ライター紹介

モータージャーナリスト

片岡 英明 氏

学校の先生から自動車雑誌編集者経て、モータージャーナリストになったという異色の経歴を持つ。元教師ということもあり、分かりやすい評論に定評がある。さらに、クルマの細部まで見逃さない観察力はハンパではなく、徹底的に調べ上げてしまうほど。最新のクルマから、ヒストリックカーまで幅広い知識をもつ。

ライバルを圧倒するV6エンジン

 3代目エスティマは、車格と質感をワンランク高めて登場した。ホイールベースは50mm長くなり、全幅も1800mmに広げられている。今度のエスティマは、兄貴分のアルファードやエルグランド、エリシオンまでも直接のライバルとしているのだ。新世代の3.5リッターV型6気筒エンジン(2GR−FE型エンジン)を手に入れたこともあり、動力性能はライバルを圧倒した。ミニバン最強スペックは伊達じゃない。不用意にアクセルを踏み込むと、タイヤはグリップを失い、オプション設定のS−VSCが助け舟を出す。それくらいパワフルだ。

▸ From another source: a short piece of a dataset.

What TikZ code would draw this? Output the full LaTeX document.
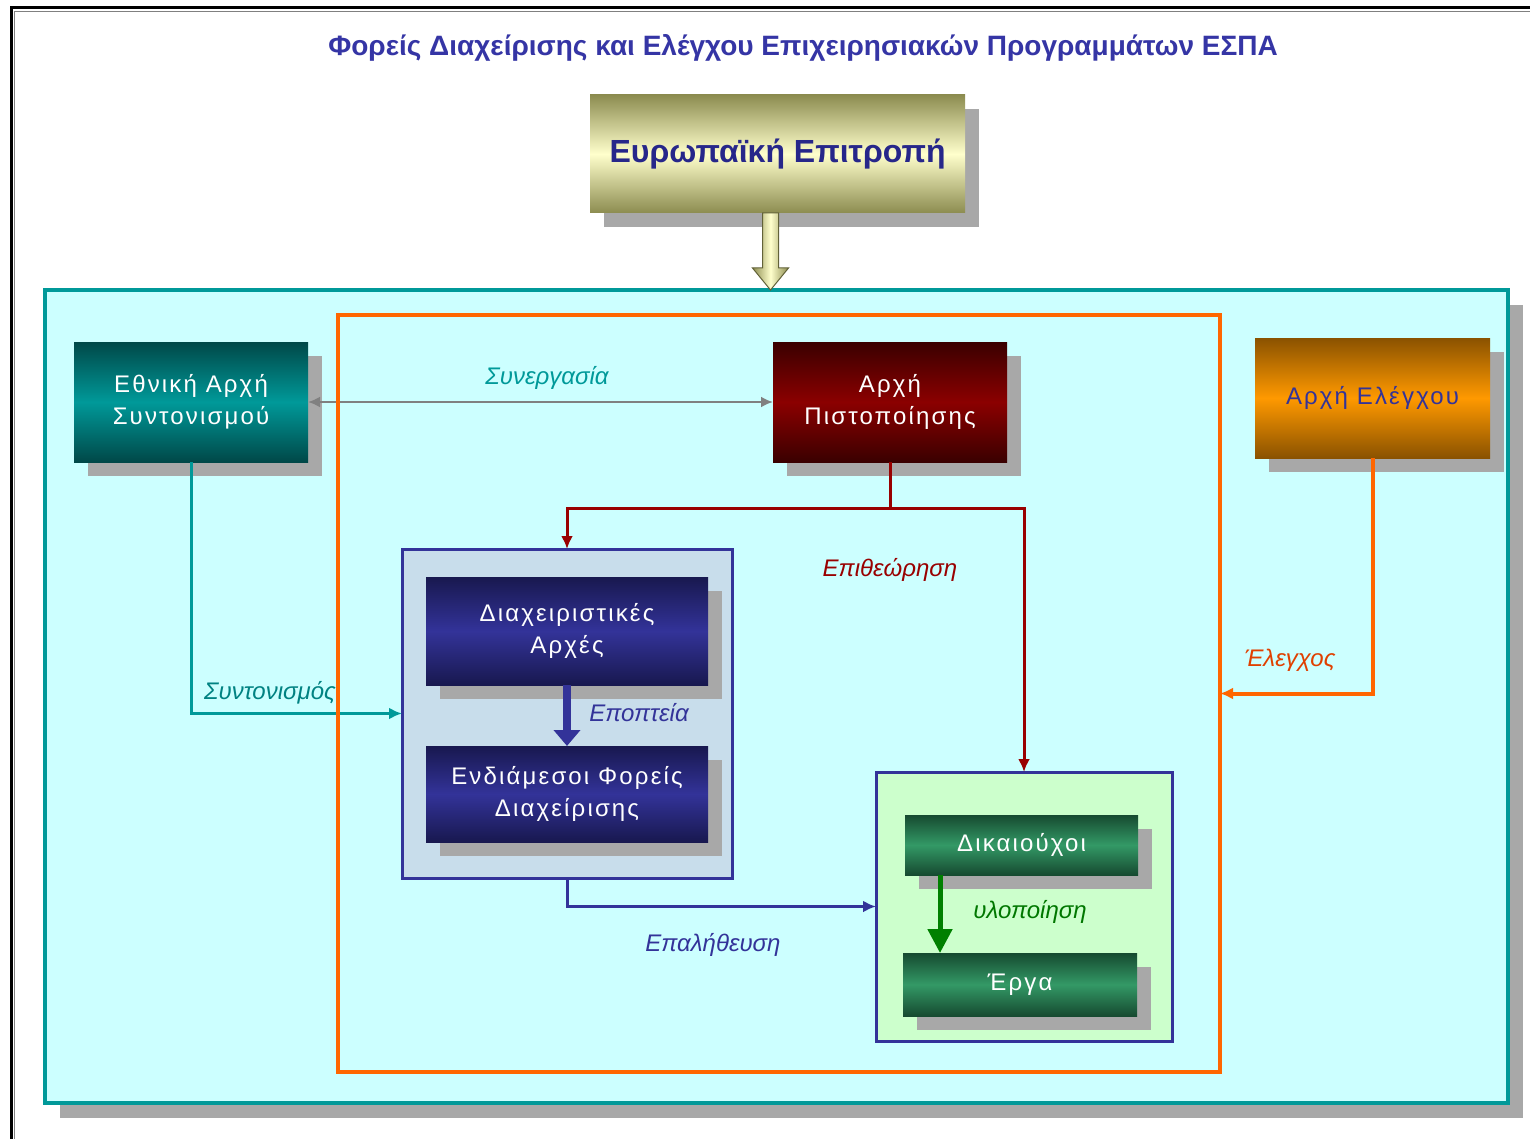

 ライバルと比べてボディは軽量だから加速の鋭さは推して知るべし、である。同じように3.5リッターV6エンジンを積むのがエルグランドだ。実用域のトルクが太く、発進加速は鋭いが、追い越し加速やトップエンドのパンチ力はエスティマに遠く及ばない。6速ATも滑らかにつながる。動力性能では差をつけられるが、静粛性に関してはアルファードが一歩リードする。また、フラットなトルク特性が功を奏し、乗車人数に関わらず性能の落ち込みが少ないのはエリシオンだ。スムースさもエスティマのV6エンジンに肉薄する。
 2.4リッターの2AZ−FE型4気筒エンジンも実力派だ。CVTの採用もあり、低回転からフラットなトルクを発生し、軽快にスピードを上げていく。ただし、加速時はエンジン音が高まる。また、音色もあまりよくない。ホンダのK24A型4気筒エンジンは滑らかさ、加速時の音色ともにエスティマの4気筒を凌いでいる。

最もスポーティなエスティマの走り。

 フットワークはエスティマがもっともスポーティだ。自然なロール感を身につけ、一体感のあるコーナリングを披露する。ボディ剛性は高いし、電動パワーステアリングも正確な操舵フィールだ。ただし、サスペンションを締め上げているため、乗り心地はちょっと硬めである。

 エルグランドのような大らかな乗り味は望めない。アルファードやエリシオンのように重厚な乗り味を手に入れながらハンドリングをスポーティ方向に味付けしたミニバンを好むユーザーも少なくないはずだ。

サードシートの居心地は今ひとつ。

 キャビンはセカンドシートまでなら特等席である。2列目のスーパーリラックスモードならロングドライブも苦ではない。

 だが、アルファードと比べるとサードシートの広さと居心地のよさは今一歩にとどまっている。また、エルグランドと比べても広さと快適性は物足りない。エスティマのサードシートはシートアレンジにこだわったため薄いし、着座位置も低くなっている。エルグランドはサードシートが分厚くて居心地がいい。アルファードは足を伸ばせるほどの広さだ。エリシオンはエスティマ並みの広さだが、全席フラットフロアで気持ちよく座れる。